Listen to Legislators

By Evan Lee, Caroline Gordon, and Kathleen Moore

Local legislators visited FSU to discuss their political experience and answer questions Oct. 10

Yvonne Spicer – Mayor of the City of Framingham

Oftentimes, you hear, “Women have to be asked many times to run for office.” No, I didn’t need to be asked many times. I knew that I could bring something, and that’s what made me decide to run for this office. I felt I could bring something valuable to this community from what I’ve learned professionally over the last 30 years that I think would be really terrific in our new city – a city that I love. I’ve lived here for 35 years, I’ve had different jobs, but I’ve never left Framingham.

Natalie Higgins – Representative for the 4th Worcester District

I ran with a progressive agenda, talking about how to make government work for folks. In my community, a lot of folks were just fed up with government. They didn’t think that elected officials were really listening to them or understood what they were going through, and I leaned into that and I wanted to say, “No – that’s our job.”

Maria Robinson – Representative for the 6th Middlesex District

One of the things that I ran on was climate change. I worked for 10 years in a renewable energy firm, working on different policies around the nation. And what I learned through this process is that Framingham cares a lot about climate change. It’s really exciting to see the number of phone calls and emails I get about that, more than anything else. It’s been a fascinating experience to better understand what the needs of our community are.

Jack Lewis – Representative for the 7th Middlesex District

If you go to school or work at FSU, then you’re our constituents regardless of where you sleep at night. We’re happy to help, we’re happy to put you in touch with the state rep or state senator for where you actually sleep, but we work with people on a whole host of issues – be those internships, unemployment benefits, or state services. Many of us got our start when we were in college, so we’re eager to help folks. So, don’t be shy. We’re your elected officials.
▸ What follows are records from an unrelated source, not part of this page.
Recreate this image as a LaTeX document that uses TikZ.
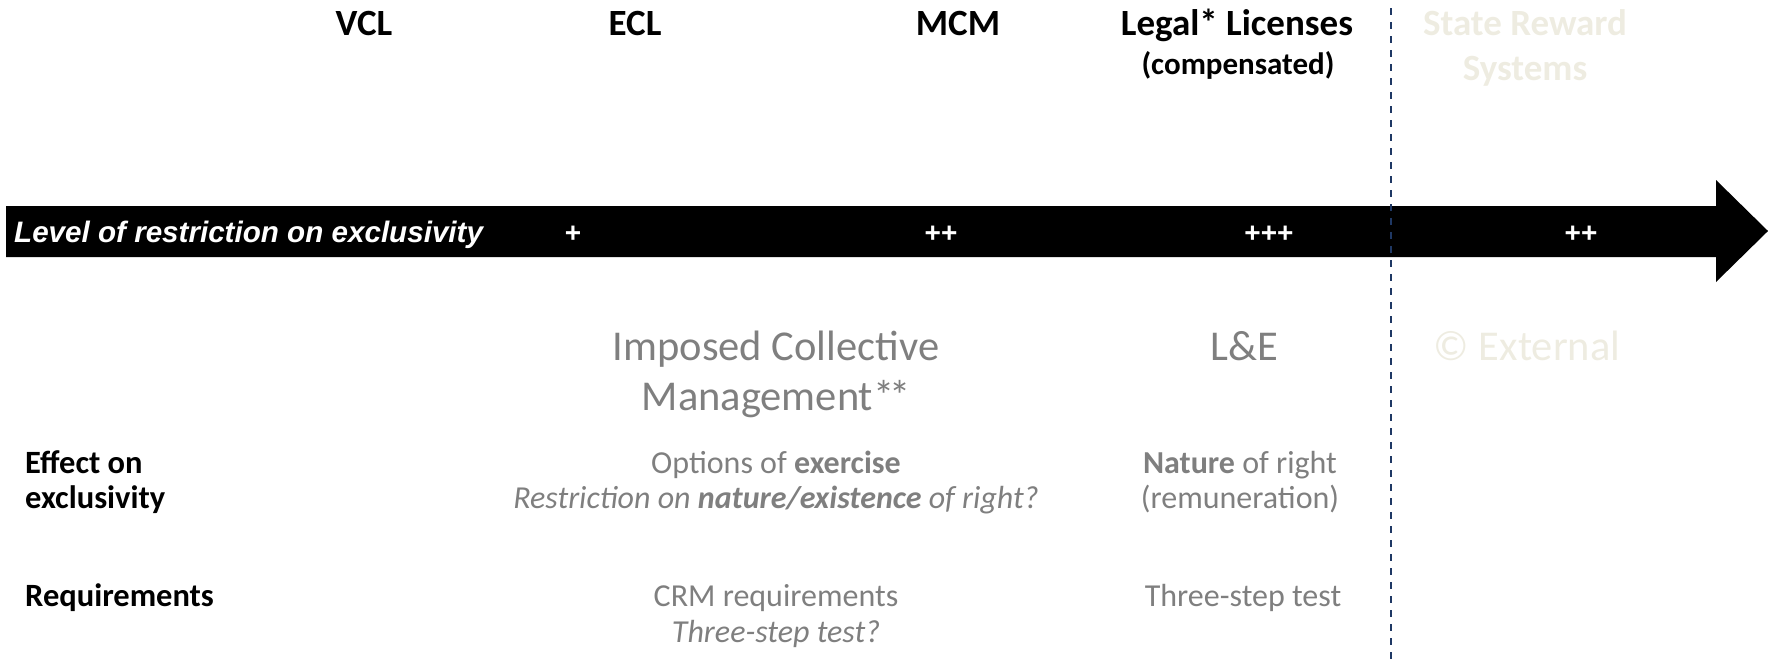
\documentclass[tikz,border=0pt]{standalone}
\usepackage{fontspec}
\setmainfont{Carlito}
\newfontfamily\arialfont{Liberation Sans}
\definecolor{txtgray}{RGB}{127,127,127}
\definecolor{faint}{RGB}{238,236,225}
\definecolor{dashblue}{RGB}{31,56,100}
\tikzset{
  lbl/.style={inner sep=0pt, anchor=base},
  head/.style={lbl, font=\fontsize{37}{44}\selectfont\bfseries, text=black},
  subhead/.style={lbl, font=\fontsize{31}{37}\selectfont\bfseries, text=black},
  fainthead/.style={lbl, font=\fontsize{37}{44}\selectfont\bfseries, text=faint},
  bigcat/.style={lbl, font=\fontsize{42.5}{50}\selectfont, text=txtgray},
  faintcat/.style={lbl, font=\fontsize{42.5}{50}\selectfont, text=faint},
  body/.style={lbl, font=\fontsize{32}{38}\selectfont, text=txtgray},
  rowlbl/.style={lbl, anchor=base west, font=\fontsize{32.5}{38}\selectfont\bfseries, text=black},
  plus/.style={lbl, font=\arialfont\fontsize{28}{34}\selectfont\bfseries, text=white},
  divider/.style={draw=dashblue, line width=2.5pt, dash pattern=on 7pt off 7pt}
}
\begin{document}
\begin{tikzpicture}[x=1pt,y=-1pt]
\useasboundingbox (0,0) rectangle (1768,659);
% arrow
\fill[black] (6,206) -- (1716,206) -- (1716,180) -- (1768,231) -- (1716,282) -- (1716,257) -- (6,257) -- cycle;
\node[plus, anchor=base west, font=\arialfont\fontsize{29.6}{35}\selectfont\bfseries\itshape] (level) at (14,242) {Level of restriction on exclusivity};
\node[plus] (p1) at (573,242) {+};
\node[plus] (p2) at (941,242) {++};
\node[plus] (p3) at (1269,242) {+++};
\node[plus] (p4) at (1581,242) {++};
% divider
\coordinate (dtop) at (1391,8);
\coordinate (dbot) at (1391,659);
\draw[divider] (dtop) -- (dbot);
% headers
\node[head] (vcl) at (364,35) {VCL};
\node[head] (ecl) at (635,35) {ECL};
\node[head] (mcm) at (958,35) {MCM};
\node[head] (legal) at (1237,35) {Legal* Licenses};
\node[subhead] (comp) at (1238,74) {(compensated)};
\node[fainthead] (srs1) at (1525,35) {State Reward};
\node[fainthead] (srs2) at (1525,80) {Systems};
% categories
\node[bigcat] (icm1) at (776,360) {Imposed Collective};
\node[bigcat] (icm2) at (776,410) {Management*\kern-0.12em*};
\node[bigcat] (le) at (1244,360) {L\&E};
\node[faintcat] (ext) at (1527,360) {© External};
% rows
\node[rowlbl] (eff1) at (25,473) {Effect on};
\node[rowlbl] (eff2) at (25,508) {exclusivity};
\node[rowlbl] (req) at (25,606) {Requirements};
\node[body] (opt1) at (776,473) {Options of \textbf{exercise}};
\node[body] (opt2) at (776,508) {\itshape Restriction on \textbf{nature/existence} of right?};
\node[body] (nat1) at (1240,473) {\textbf{Nature} of right};
\node[body] (nat2) at (1240,508) {(remuneration)};
\node[body] (crm1) at (776,606) {CRM requirements};
\node[body] (crm2) at (776,642) {\itshape Three-step test?};
\node[body] (tst) at (1243,606) {Three-step test};
\end{tikzpicture}
\end{document}
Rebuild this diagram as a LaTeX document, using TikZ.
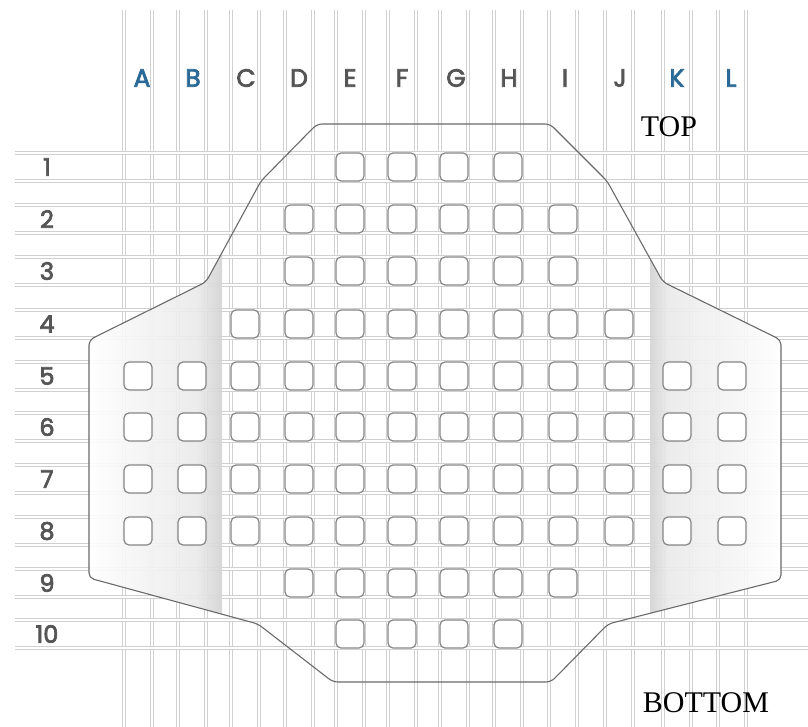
\documentclass[tikz,border=0pt]{standalone}
\usepackage{fontspec}
\setmainfont{Liberation Serif}
\newfontfamily\popfont[FakeBold=3]{Poppins}
\definecolor{lblue}{HTML}{2B6A97}
\definecolor{lgray}{HTML}{555555}
\definecolor{gridc}{HTML}{D0D0D0}
\definecolor{edgec}{HTML}{6A6A6A}
\definecolor{padc}{HTML}{858585}
\tikzset{
 gridline/.style={draw=gridc, line width=0.9pt, double=white, double distance=1.3pt},
 pad/.style={draw=padc, fill=white, rounded corners=5pt, minimum width=28pt, minimum height=28pt, line width=1.2pt, inner sep=0pt},
 collabel/.style={font=\popfont\fontsize{25}{25}\selectfont, text=lgray, inner sep=0pt},
 rowlabel/.style={font=\popfont\fontsize{24}{24}\selectfont, text=lgray, inner sep=0pt},
 sidelabel/.style={font=\fontsize{30}{30}\selectfont, text=black, inner sep=0pt},
 chipedge/.style={draw=edgec, line width=1.1pt, rounded corners=5pt},
}
\def\colxA{138}\def\colxB{192}\def\colxC{245}\def\colxD{299}\def\colxE{350}\def\colxF{402}
\def\colxG{454}\def\colxH{508}\def\colxI{563}\def\colxJ{619}\def\colxK{677}\def\colxL{732}
\begin{document}
\begin{tikzpicture}[x=1pt,y=-1pt]
\useasboundingbox (0,0) rectangle (808,727);
\fill[white] (0,0) rectangle (808,727);
% grid
\foreach \c in {138,192,245,299,350,402,454,508,563,619,677,732} {
  \draw[gridline] (\c-14,10) -- (\c-14,727);
  \draw[gridline] (\c+14,10) -- (\c+14,727);
}
\foreach \r in {167,219,271,324,376,427,479,531,583,634} {
  \draw[gridline] (15,\r-14) -- (808,\r-14);
  \draw[gridline] (15,\r+14) -- (808,\r+14);
}
% side shading of the plate
\begin{scope}
  \clip[rounded corners=5pt] (317,124) -- (550,124) -- (607,181) -- (663,282) -- (781,340) -- (781,580) -- (608,624) -- (551,682) -- (333,682) -- (258,624) -- (89,578) -- (89,340) -- (206,282) -- (261,181) -- cycle;
  \shade[left color=white, right color=black!8, opacity=0.92] (85,200) rectangle (196,640);
  \shade[left color=black!8, right color=black!17, opacity=0.92] (196,200) rectangle (222,640);
  \shade[left color=black!17, right color=black!8, opacity=0.92] (650,200) rectangle (668,640);
  \shade[left color=black!8, right color=white, opacity=0.92] (668,200) rectangle (785,640);
\end{scope}
% plate outline
\draw[chipedge] (317,124) -- (550,124) -- (607,181) -- (663,282) -- (781,340) -- (781,580) -- (608,624) -- (551,682) -- (333,682) -- (258,624) -- (89,578) -- (89,340) -- (206,282) -- (261,181) -- cycle;
% pads
\foreach \r/\y/\cols in {1/167/{E,F,G,H}, 2/219/{D,E,F,G,H,I}, 3/271/{D,E,F,G,H,I},
  4/324/{C,D,E,F,G,H,I,J}, 5/376/{A,B,C,D,E,F,G,H,I,J,K,L}, 6/427/{A,B,C,D,E,F,G,H,I,J,K,L},
  7/479/{A,B,C,D,E,F,G,H,I,J,K,L}, 8/531/{A,B,C,D,E,F,G,H,I,J,K,L}, 9/583/{D,E,F,G,H,I},
  10/634/{E,F,G,H}} {
  \foreach \cc in \cols {
    \node[pad] (p\cc\r) at (\csname colx\cc\endcsname,\y) {};
  }
}
% column labels
\foreach \c/\x/\col in {A/142/lblue, B/193/lblue, C/246/lgray, D/299/lgray, E/350/lgray, F/402/lgray, G/456/lgray, H/509/lgray, I/565/lgray, J/620/lgray, K/677/lblue, L/731/lblue}
  \node[collabel, text=\col] (col\c) at (\x,78) {\c};
% row labels
\foreach \r/\y in {1/167,2/219,3/271,4/324,5/376,6/427,7/479,8/531,9/583,10/634}
  \node[rowlabel] (row\r) at (47,\y) {\r};
% side labels
\node[sidelabel] (top) at (669,127) {TOP};
\node[sidelabel] (bottom) at (706,703) {BOTTOM};
\end{tikzpicture}
\end{document}
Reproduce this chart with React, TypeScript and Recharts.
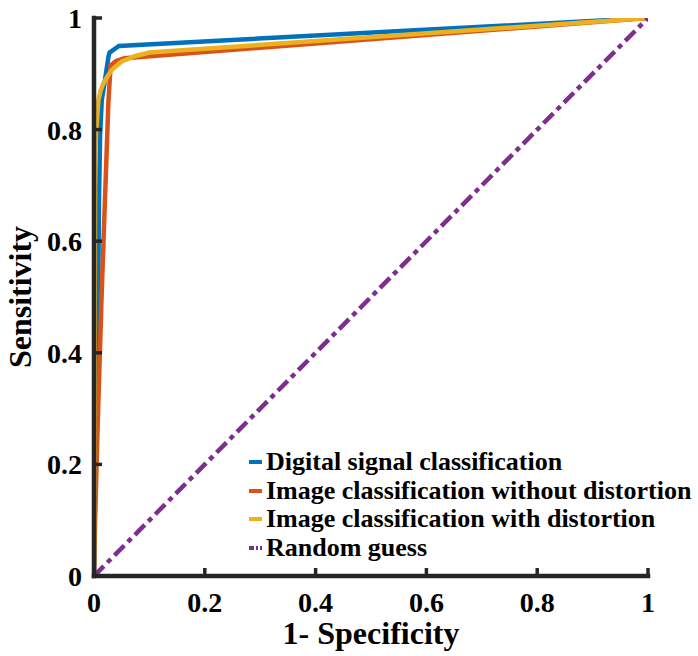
import React from 'react';
import { LineChart, Line, XAxis, YAxis, Legend } from 'recharts';

const FONT = '"Liberation Serif", "Times New Roman", Times, serif';
const AXIS_COLOR = '#262626';

const axisTicks = [0, 0.2, 0.4, 0.6, 0.8, 1];
const tickLabels = ['0', '0.2', '0.4', '0.6', '0.8', '1'];

const seriesNames = [
  'Digital signal classification',
  'Image classification without distortion',
  'Image classification with distortion',
  'Random guess',
];
const seriesColors = ['#0072BD', '#D95319', '#EDB120', '#7E2F8E'];

const fprDigital = [0, 0.002, 0.005, 0.007, 0.009, 0.011, 0.014, 0.02, 0.026, 0.028, 0.045, 1];
const tprDigital = [0, 0.15, 0.3, 0.43, 0.67, 0.79, 0.853, 0.89, 0.93, 0.938, 0.95, 1];

const fprNoDist = [0, 0.002, 0.006, 0.01, 0.014, 0.02, 0.026, 0.03, 0.04, 0.055, 1];
const tprNoDist = [0, 0.1, 0.25, 0.38, 0.51, 0.68, 0.85, 0.915, 0.923, 0.928, 1];

const fprDist = [0, 0.001, 0.002, 0.004, 0.008, 0.012, 0.017, 0.024, 0.032, 0.05, 0.075, 0.1, 1];
const tprDist = [0, 0.35, 0.75, 0.8, 0.853, 0.87, 0.883, 0.895, 0.907, 0.922, 0.932, 0.938, 1];

const fprRandom = [0, 1];
const tprRandom = [0, 1];

const toPoints = (fpr: number[], tpr: number[]) => fpr.map((x, i) => ({ fpr: x, tpr: tpr[i] }));

const dataSets = [
  toPoints(fprDigital, tprDigital),
  toPoints(fprNoDist, tprNoDist),
  toPoints(fprDist, tprDist),
  toPoints(fprRandom, tprRandom),
];

const TICK_MARGIN = 12;
const TICK_LEN = 8;

const labelFor = (v: number) => {
  const i = axisTicks.indexOf(v);
  return i >= 0 ? tickLabels[i] : String(v);
};

const XTick = (props: any) => {
  const { x, y, payload } = props;
  const axisY = y - TICK_MARGIN;
  return (
    <g>
      <line x1={x} x2={x} y1={axisY} y2={axisY - TICK_LEN} stroke={AXIS_COLOR} strokeWidth={3.5} />
      <text x={x} y={y + 24} textAnchor="middle" fontFamily={FONT} fontWeight="bold" fontSize={28} fill="#000">
        {labelFor(payload.value)}
      </text>
    </g>
  );
};

const YTick = (props: any) => {
  const { x, y, payload } = props;
  const axisX = x + TICK_MARGIN;
  return (
    <g>
      <line x1={axisX} x2={axisX + TICK_LEN} y1={y} y2={y} stroke={AXIS_COLOR} strokeWidth={3.5} />
      <text x={x} y={y + 10} textAnchor="end" fontFamily={FONT} fontWeight="bold" fontSize={28} fill="#000">
        {labelFor(payload.value)}
      </text>
    </g>
  );
};

const LegendContent = () => (
  <div style={{ fontFamily: FONT, fontWeight: 'bold', fontSize: 26, lineHeight: '28.5px', color: '#000' }}>
    {seriesNames.map((name, i) => (
      <div key={name} style={{ display: 'flex', alignItems: 'center', whiteSpace: 'nowrap' }}>
        <svg width={16} height={10} style={{ marginRight: 2 }}>
          <line
            x1={1}
            x2={14}
            y1={5}
            y2={5}
            stroke={seriesColors[i]}
            strokeWidth={4}
            strokeDasharray={i === 3 ? '5 2 2 2' : undefined}
          />
        </svg>
        <span>{name}</span>
      </div>
    ))}
  </div>
);

export default function App() {
  return (
    <div style={{ position: 'absolute', left: 0, top: 0, background: '#fff' }}>
      <LineChart width={698} height={656} margin={{ top: 18, right: 50, left: 0, bottom: 0 }}>
        <XAxis
          type="number"
          dataKey="fpr"
          domain={[0, 1]}
          ticks={axisTicks}
          height={80}
          tickSize={0}
          tickMargin={TICK_MARGIN}
          tick={<XTick />}
          axisLine={{ stroke: AXIS_COLOR, strokeWidth: 4.5, strokeLinecap: 'square' }}
          allowDataOverflow
          label={{
            content: (p: any) => {
              const vb = p.viewBox;
              return (
                <text
                  x={vb.x + vb.width / 2}
                  y={vb.y + 68}
                  textAnchor="middle"
                  fontFamily={FONT}
                  fontWeight="bold"
                  fontSize={32}
                  fill="#000"
                >
                  1- Specificity
                </text>
              );
            },
          }}
        />
        <YAxis
          type="number"
          dataKey="tpr"
          domain={[0, 1]}
          ticks={axisTicks}
          width={94}
          tickSize={0}
          tickMargin={TICK_MARGIN}
          tick={<YTick />}
          axisLine={{ stroke: AXIS_COLOR, strokeWidth: 4.5, strokeLinecap: 'square' }}
          allowDataOverflow
          label={{
            content: (p: any) => {
              const vb = p.viewBox;
              const cx = vb.x + vb.width - 63;
              const cy = vb.y + vb.height / 2;
              return (
                <text
                  x={cx}
                  y={cy}
                  transform={`rotate(-90 ${cx} ${cy})`}
                  textAnchor="middle"
                  fontFamily={FONT}
                  fontWeight="bold"
                  fontSize={32}
                  fill="#000"
                >
                  Sensitivity
                </text>
              );
            },
          }}
        />
        <Legend
          layout="vertical"
          verticalAlign="middle"
          align="center"
          content={<LegendContent />}
          wrapperStyle={{ position: 'absolute', left: 248, top: 448, width: 460 }}
        />
        {dataSets.map((d, i) => (
          <Line
            key={seriesNames[i]}
            data={d}
            dataKey="tpr"
            name={seriesNames[i]}
            type="linear"
            stroke={seriesColors[i]}
            strokeWidth={4.5}
            strokeDasharray={i === 3 ? '14 5 5 5' : undefined}
            dot={false}
            activeDot={false}
            isAnimationActive={false}
          />
        ))}
      </LineChart>
    </div>
  );
}
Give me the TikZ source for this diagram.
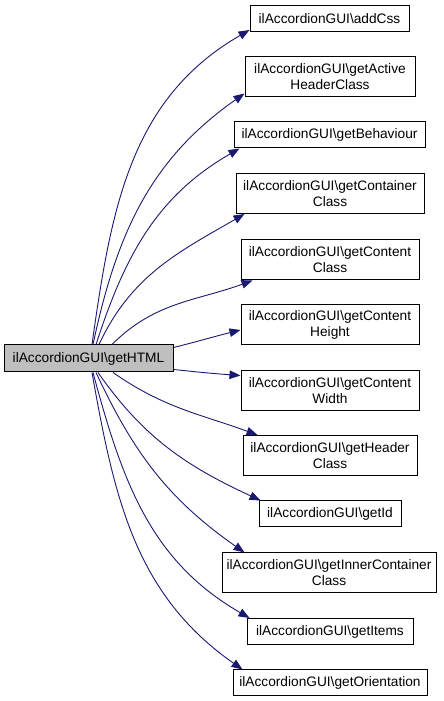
\documentclass[tikz,border=0pt]{standalone}
\usepackage{fontspec}
\setmainfont{Liberation Sans}
\usetikzlibrary{arrows.meta}
\definecolor{edgec}{HTML}{191970}
\begin{document}
\begin{tikzpicture}[x=1pt,y=1pt,
 box/.style={draw=black, line width=1pt, fill=white, inner sep=0pt, align=center, font=\fontsize{13.7}{16}\selectfont},
 one/.style={box, minimum height=26pt},
 two/.style={box, minimum height=40pt},
 edge/.style={draw=edgec, line width=0.9pt, -{Triangle[length=11pt,width=8.5pt]}}]
\useasboundingbox (0,0) rectangle (444,701);
\node[box, fill=gray!50, minimum width=169pt, minimum height=27pt] (src) at (88.5,342.5) {ilAccordionGUI\textbackslash getHTML};
\node[one, minimum width=159pt] (n1) at (329.5,682.5) {ilAccordionGUI\textbackslash addCss};
\node[two, minimum width=170pt] (n2) at (330,624) {ilAccordionGUI\textbackslash getActive\\HeaderClass};
\node[one, minimum width=191pt] (n3) at (329.5,566) {ilAccordionGUI\textbackslash getBehaviour};
\node[two, minimum width=188pt] (n4) at (330,507.5) {ilAccordionGUI\textbackslash getContainer\\Class};
\node[two, minimum width=178pt] (n5) at (330,441) {ilAccordionGUI\textbackslash getContent\\Class};
\node[two, minimum width=178pt] (n6) at (330,376) {ilAccordionGUI\textbackslash getContent\\Height};
\node[two, minimum width=178pt] (n7) at (330,310.5) {ilAccordionGUI\textbackslash getContent\\Width};
\node[two, minimum width=174pt] (n8) at (330,245.5) {ilAccordionGUI\textbackslash getHeader\\Class};
\node[one, minimum width=142pt] (n9) at (330,187) {ilAccordionGUI\textbackslash getId};
\node[two, minimum width=214pt] (n10) at (329,128) {ilAccordionGUI\textbackslash getInnerContainer\\Class};
\node[one, minimum width=166pt] (n11) at (330,69.5) {ilAccordionGUI\textbackslash getItems};
\node[one, minimum width=194pt] (n12) at (330,18) {ilAccordionGUI\textbackslash getOrientation};

\draw[edge] ([xshift=3.5pt]src.north) to[out=82,in=210] ([yshift=2pt]n1.south west);
\draw[edge] ([xshift=4.5pt]src.north) to[out=78,in=215] ([yshift=4pt]n2.south west);
\draw[edge] ([xshift=7.5pt]src.north) to[out=72,in=210] ([xshift=6pt]n3.south west);
\draw[edge] ([xshift=10.5pt]src.north) to[out=65,in=210] ([xshift=9pt]n4.south west);
\draw[edge] ([xshift=23.5pt]src.north) to[out=45,in=200] ([xshift=12pt]n5.south west);
\draw[edge] ([yshift=11pt]src.east) to[out=14,in=194] ([yshift=-5pt]n6.west);
\draw[edge] ([yshift=-11pt]src.east) to[out=-6,in=176] ([yshift=15pt]n7.west);
\draw[edge] ([xshift=24.5pt]src.south) to[out=-35,in=160] ([xshift=15pt]n8.north west);
\draw[edge] ([xshift=9.5pt]src.south) to[out=-55,in=155] ([xshift=2pt]n9.north west);
\draw[edge] ([xshift=7.5pt]src.south) to[out=-65,in=145] ([xshift=23pt]n10.north west);
\draw[edge] ([xshift=4.5pt]src.south) to[out=-75,in=150] ([xshift=3pt]n11.north west);
\draw[edge] ([xshift=3.5pt]src.south) to[out=-80,in=145] ([xshift=10pt]n12.north west);
\end{tikzpicture}
\end{document}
Carmine Gentile – Representative for the 13th Middlesex District

If you were going to college in Germany today, you would have a little less than $200 in administrative expenses – and that’s it. Everything else is free. So, they’ve been doing that since the 1970s. Why can’t we do that here? Well, of course we can. A number of us, and every representative here tonight, are working in the Legislature to lower the costs of higher education with the goal of really making it free for public higher ed.